If the campus had WiFi, students could use their own smart phones and laptops to access the internet, and lack of access to a working computer would not be such a problem on deadlines.
Learning your lesson, you bring your own laptop the next time your PAK is due. Your device detects a weak WiFi signal but it can’t get in because the district WiFi is reserved for district devices only. It’s protected by a password and also by the fact that each distrct device has a “fingerprint” that lets it into the network. This top-secret protection of WiFi is caused by the Children Internet Protection Act (CIPA), was designed to prevent access to websites that display inappropriate content. Granting students access to WiFi might be considered a violation of the act, unless the district sets up a WiFi system that filters access the same way the school computers do. However, a majority Kerr’s student population will not be so irresponsible as to abuse their access to WiFi.

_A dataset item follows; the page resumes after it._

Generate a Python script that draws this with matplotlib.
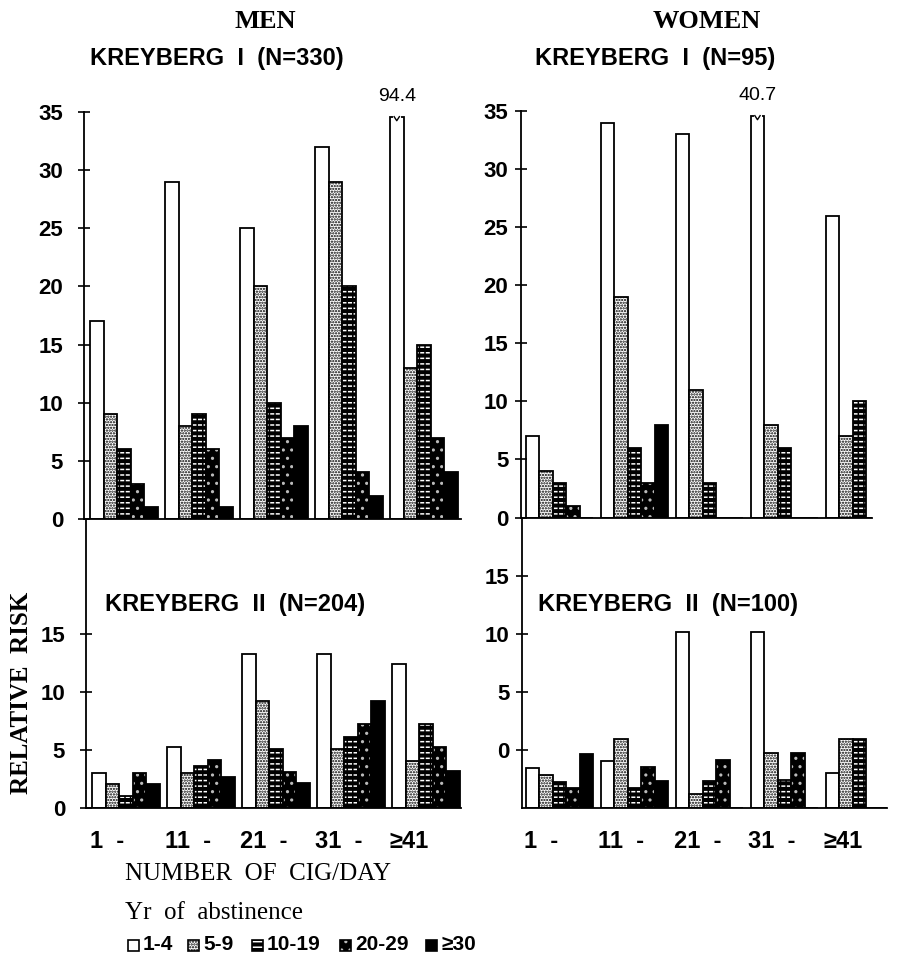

Establishing WiFi for students would be an cost effective procedure that will benefit everyone as far as effiency and effectiveness. Since Kerr students are required to use eChalk for many of their classes, WiFi would help students in completing their assignments.
Many benefits would come with the acquistion of WiFi. Students would be able to work efficiently on their classwork without worrying about not having access to computers. Aside from freeing up the computer commute that plagues Kerr, WiFi could also be the gateway to faster internet speed. Alief ISD’s internet is not the fastest, with room for improvement; the district should look at adding WiFi as it could possibly address the speed issue as the campus internet access is reconfigured.
Even with the CIPA policy in place, Alief ISD schools could still have access to WiFi while not violating the policy. One compromise to satisfy both sides, students and district alike, is to install the existing McAfee URL blocker into the WiFi system so that whenever students log into it, they would have to follow the internet guidelines of district. Another compromise would be to grant access to WiFi to Kerr only, as a test trial. The results would then determine if the entire district deserved access to WiFi or not.
Alief ISD needs WiFi and the district should comply with the students’ needs and grant us access to WiFi. Whether it starts at Kerr or at every high school, the district should start planting the seeds of WiFi soon.